Walid AKL n’oublie pas la France à laquelle il doit ses premiers triomphes, c’est pourquoi il a choisi Paris comme lieu de sa résidence. A Paris on découvrit la technique stupéfiante et la sensibilité de cet artiste pour qui la recherche de la perfection est une raison de vivre.

En outre, il semblait normal qu’en considération de cette promotion incontestée de la musique Libanaise par l’intermédiaire de notre grand virtuose, le prix Said AKL vienne récompenser les efforts fournis dans ce but ainsi que le talent qui est à l’origine de cette propagande artistique et culturel du Liban à l’étranger.

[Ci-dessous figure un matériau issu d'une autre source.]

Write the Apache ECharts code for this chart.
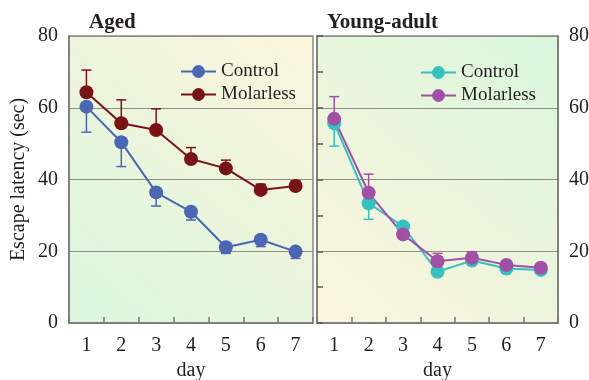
<!DOCTYPE html>
<html><head><meta charset="utf-8">
<script src="https://cdn.jsdelivr.net/npm/echarts@6/dist/echarts.min.js"></script>
<style>html,body{margin:0;padding:0;background:#fff}#c{width:589px;height:380px}</style>
</head><body><div id="c"></div>
<script>
const days = ['1','2','3','4','5','6','7'];
const yTicks = [0, 20, 40, 60, 80];
const agedControl = [60.3, 50.4, 36.4, 31.0, 21.1, 23.2, 19.9];
const agedControlErr = [7.1, 6.8, 3.8, 2.3, 1.7, 1.9, 1.9];
const agedMolarless = [64.3, 55.7, 53.8, 45.7, 43.1, 37.1, 38.2];
const agedMolarlessErr = [6.2, 6.5, 5.9, 3.2, 2.3, 1.6, 1.4];
const youngControl = [55.7, 33.4, 26.9, 14.3, 17.4, 15.2, 14.8];
const youngControlErr = [6.4, 4.5, 1.0, 1.0, 1.0, 1.0, 1.0];
const youngMolarless = [56.9, 36.3, 24.7, 17.2, 18.2, 16.2, 15.4];
const youngMolarlessErr = [6.2, 5.2, 1.0, 2.2, 1.6, 1.0, 1.0];

const FONT = 'Liberation Serif';
const TXT = '#231f20';
const C = {ac:'#4a66b5', am:'#7a1316', yc:'#33c2c0', ym:'#a24fa8'};

function errData(vals, errs, dir){ return vals.map((v,i)=>[i, v, errs[i], dir]); }
function errSeries(name, vals, errs, dir, color, axis){
  return {
    name: name + ' err', type:'custom', xAxisIndex:axis, yAxisIndex:axis, z:1, silent:true,
    data: errData(vals, errs, dir),
    renderItem(params, api){
      const x = api.value(0), v = api.value(1), e = api.value(2), d = api.value(3);
      const p0 = api.coord([x, v]); const p1 = api.coord([x, v + d*e]);
      const st = {stroke: color, lineWidth: 1.5};
      return {type:'group', children:[
        {type:'line', shape:{x1:p0[0],y1:p0[1],x2:p1[0],y2:p1[1]}, style:st},
        {type:'line', shape:{x1:p1[0]-5,y1:p1[1],x2:p1[0]+5,y2:p1[1]}, style:st}
      ]};
    }
  };
}
function lineSeries(name, vals, color, axis, size){
  return {name, type:'line', xAxisIndex:axis, yAxisIndex:axis, data: vals, z:3,
    symbol:'circle', symbolSize:size, itemStyle:{color}, lineStyle:{color, width:2}};
}
function grad(c1, c2){
  return {type:'linear', x:0, y:1, x2:1, y2:0,
    colorStops:[{offset:0,color:c1},{offset:1,color:c2}]};
}
const green = '#d9f7dc', cream = '#fcf4dc';
const xAxisBase = (gi)=>({
  type:'category', gridIndex:gi, data:days, boundaryGap:true,
  axisLine:{show:true, lineStyle:{color:'#777', width:1.5}},
  axisTick:{show:true, inside:true, length:6, lineStyle:{color:'#777', width:1.5}},
  axisLabel:{fontFamily:FONT, fontSize:20, color:TXT, margin:13},
  name:'day', nameLocation:'middle', nameGap:38,
  nameTextStyle:{fontFamily:FONT, fontSize:20, color:TXT},
  splitLine:{show:false}
});
const yAxisBase = (gi, pos)=>({
  type:'value', gridIndex:gi, min:0, max:80, interval:20, position:pos,
  axisLine:{show:true, lineStyle:{color:'#777', width:1.5}},
  axisTick:{show:false},
  axisLabel:{fontFamily:FONT, fontSize:20, color:TXT, margin:11,
    customValues: yTicks},
  splitLine:{show:true, lineStyle:{color:'#8e8e86', width:1}}
});

const option = {
  animation:false,
  backgroundColor:'#fff',
  title:[
    {text:'Aged', left:84, top:7, textStyle:{fontFamily:FONT, fontWeight:'bold', fontSize:21, color:TXT}},
    {text:'Young-adult', left:322, top:7, textStyle:{fontFamily:FONT, fontWeight:'bold', fontSize:21, color:TXT}}
  ],
  grid:[
    {left:69, top:36, width:244, height:287, show:true, borderColor:'#888', borderWidth:1.5,
      outerBoundsMode:'none', containLabel:false,
      backgroundColor: grad(green, cream)},
    {left:317, top:36, width:241, height:287, show:true, borderColor:'#888', borderWidth:1.5,
      outerBoundsMode:'none', containLabel:false,
      backgroundColor: grad(cream, green)}
  ],
  legend:[
    {data:['Aged Control','Aged Molarless'], left:175, top:57, orient:'vertical', itemWidth:35, itemHeight:16, itemGap:4,
      formatter:n=>n.replace(/^Aged /,''), textStyle:{fontFamily:FONT, fontSize:19, color:TXT}},
    {data:['Young Control','Young Molarless'], left:415, top:58, orient:'vertical', itemWidth:35, itemHeight:16, itemGap:4,
      formatter:n=>n.replace(/^Young /,''), textStyle:{fontFamily:FONT, fontSize:19, color:TXT}}
  ],
  xAxis:[xAxisBase(0), xAxisBase(1)],
  yAxis:[
    Object.assign(yAxisBase(0,'left'), {name:'Escape latency (sec)', nameLocation:'middle', nameGap:40,
      nameTextStyle:{fontFamily:FONT, fontSize:20, color:TXT}}),
    yAxisBase(1,'right'),
    {type:'value', gridIndex:1, min:0, max:80, interval:10, position:'left',
      axisLine:{show:true, lineStyle:{color:'#777', width:1.5}},
      axisTick:{show:true, inside:true, length:6, lineStyle:{color:'#555', width:1.5}},
      axisLabel:{show:false}, splitLine:{show:false}}
  ],
  series:[
    errSeries('Aged Control', agedControl, agedControlErr, -1, C.ac, 0),
    errSeries('Aged Molarless', agedMolarless, agedMolarlessErr, 1, C.am, 0),
    lineSeries('Aged Control', agedControl, C.ac, 0, 14),
    lineSeries('Aged Molarless', agedMolarless, C.am, 0, 14),
    errSeries('Young Control', youngControl, youngControlErr, -1, C.yc, 1),
    errSeries('Young Molarless', youngMolarless, youngMolarlessErr, 1, C.ym, 1),
    lineSeries('Young Control', youngControl, C.yc, 1, 14),
    lineSeries('Young Molarless', youngMolarless, C.ym, 1, 14)
  ]
};
const chart = echarts.init(document.getElementById('c'), null, {renderer:'canvas'});
chart.setOption(option);
</script></body></html>
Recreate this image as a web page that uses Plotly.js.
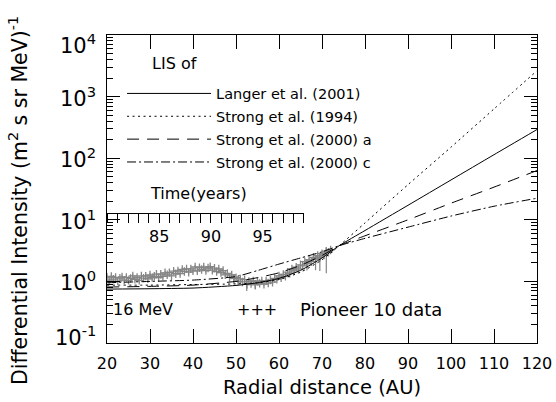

C’est ainsi que fut remis à Walid AKL ce prix d’encouragement (1972), grâce à l’initiative généreuse de l’éminent poète said AKL et à la délicate intention du président de l’ordre de la presse libanaise le regretté Riad Taha. Il est également titulaire du Mérite libanais (1973).

Vibrer et se recueillir, seul au milieu des autres, c’est Walid AKL pour qui jouer du piano est une nécessite comme de respirer, pour qui jouer, c’est rencontrer l’âme de la musique.

Il a interprété les œuvres des plus grands compositeurs : Liszt Chopin, Bach, Moussorgski, Rachmaninov, Debussy, Schubert et Brahms.

Dans le domaine de la discographie on trouve, interprétées par lui des œuvres de Scriabine, J.S Bach, Liszt (P.C 93.503), Borodine, Rachmaninov (G.B.S 73.655).

Walid AKL a toujours exprimé dans ses récitals la joie et la souffrance, l’espérance et l’échec, l’attente et l’angoisse. Chacun des morceaux joués est un tableau et un drame de l’âme. Aussi, ses récitals d’une excellente facture revêtent-ils un cachet unique. Depuis près de dix ans, Walid AKL, le virtuose national libanais, se produit dans les grandes capitales en glanant un extraordinaire succès.